No one knows for sure.

It is also possible that they might hate Erdogan so much that they might agree to a Kurdish homeland just to get rid of him, especially if the face of that Kurdish homeland is Demirtas and what he asks for is less than outright separation.

It is a true gamble as no one can predict which way they would go, including themselves.

Given this calculus, if you were Erdogan would you roll the dice?

I wouldn't.

There is one more thing.

PKK and ISIS

By attacking ISIS and PKK at the same time, Erdogan is challenging two formidable enemies for what I consider very dubious political gains.

I think it is a safe bet that, if the insurgency returns, PKK would no longer fight traditional guerrilla warfare. Why stick to the mountains to be hunted 24/7 by drones when you can bring the war to them?

A few well placed IED or a couple of suicide bombers in a crowded area or a shopping center and you will get everyone's attention. And my guess is that this is what the PKK's leadership is itching to do.

Then there is ISIS.

Erdogan has just committed Turkey to a full fledged attack on ISIS, in order to get the US approval for his PKK adventure.

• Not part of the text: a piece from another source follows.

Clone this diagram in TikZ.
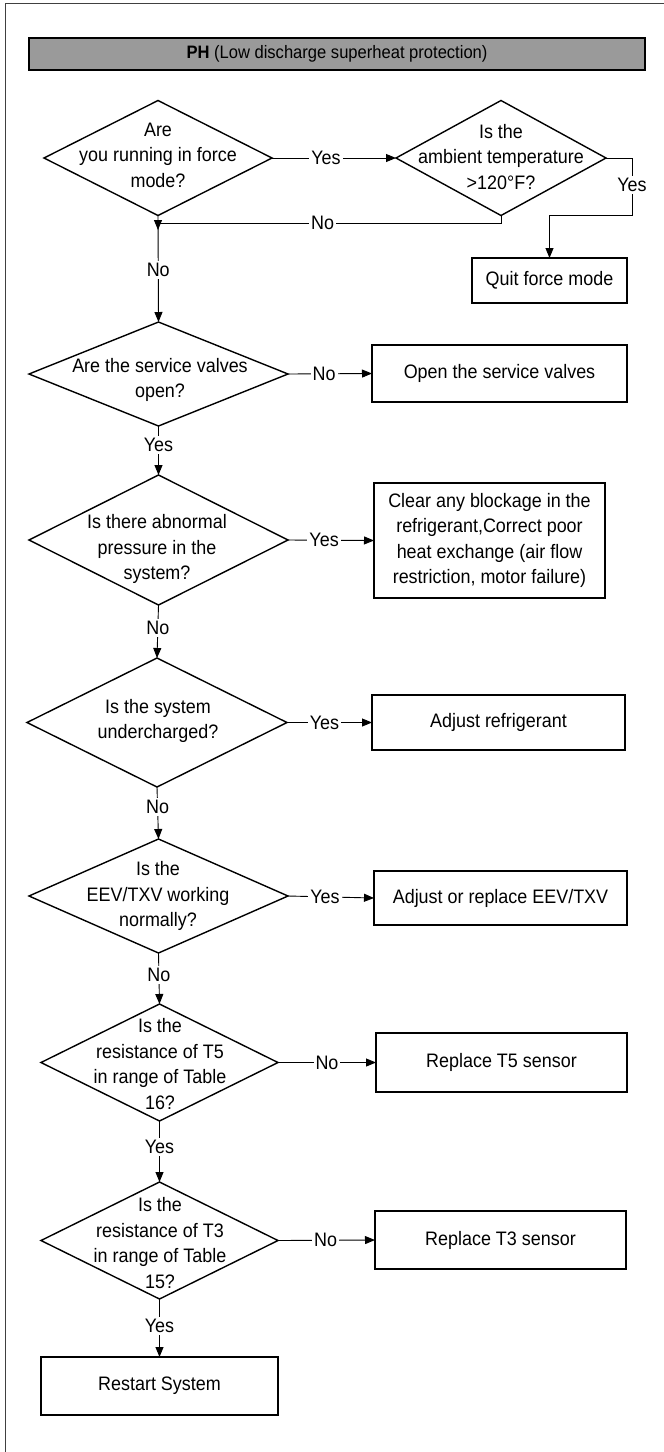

Now if you think PKK folks are itching, ISIS militants have a gigantic eczema waiting to be scratched.

An ISIS spokesperson suggested that there might be over two thousands militants who now live in Turkey but it is estimated that there are substantially more ISIS idiots in the country. Some were returning idiots, others were hardened ISIS fighters who moved to Turkey when their border towns were taken over by the Syrian Kurds.

To say that these guys are looking forward to blowing themselves up is a huge understatement.

And once you pulled those genies out of the bottle there is no easy way to put them back in.

How To Close the Circle?

The only way "Erdogan's gamble" would work is if he could find a way to get rid of Demirtas himself.

Either legally, by charging him with some bogus crimes or extra-legally, by terminating him with extreme prejudice.

The legal one is tricky especially since Demirtas dared him by asking for his parliamentary immunity to be removed. Clearly, he thinks he has no skeletons in the closet. At least none that can be found.

Which leaves the termination with extreme prejudice option. Sadly, it is also the most effective of the two options.

It is idle speculation on my part but think about it for a minute.

Such an event would instantly ignite Kurdish masses in Turkey and lead to huge and violent protests. Turkey being a nation state, these would be suppressed harshly and even more violently.

Under this scenario, the bulk of the Kemalists in CHP and a large portion of the MHP voters would vote for AKP as this is the only party that could form a stable government and Erdogan is the only leader who could find a way out of this catastrophe.

And most importantly, within a few weeks, the Kurdish political movement would be in disarray as they would be unable to replace Demirtas and PKK, once again, would be their only representative. The liberal Turks would have no party to support.

Erdogan would make conciliatory noises about a renewed peace process and national unity and after a somber electoral campaign he would emerge victorious.

All I can say is that I hope Demirtas is well protected.

And that Davutogu and Kilicdaroglu are as ambitious as they appear.

Because if they could form a lasting coalition government, Erdogan's gamble would become a moot point.
--------------------------
UPDATE

Bekir Agirdir, the CEO of, Konda, one of the leading polling companies told Al Jazeera Turkish (link in Turkish) that there is no way AKP could get back Kurdish support. He said that previously out of 10 Kurdish votes 5 went to AKP and 4 to HDP. In the June elections this ratio was 7 to 3 in HDP's favor.

Agirdir believes that those 7 out of 10 Kurds are not going anywhere and they are certainly not going back to AKP. He is convinced that early elections would not change the current distribution significantly.

If this is correct, a dramatic change would indeed be needed to make Erdogan's gamble work.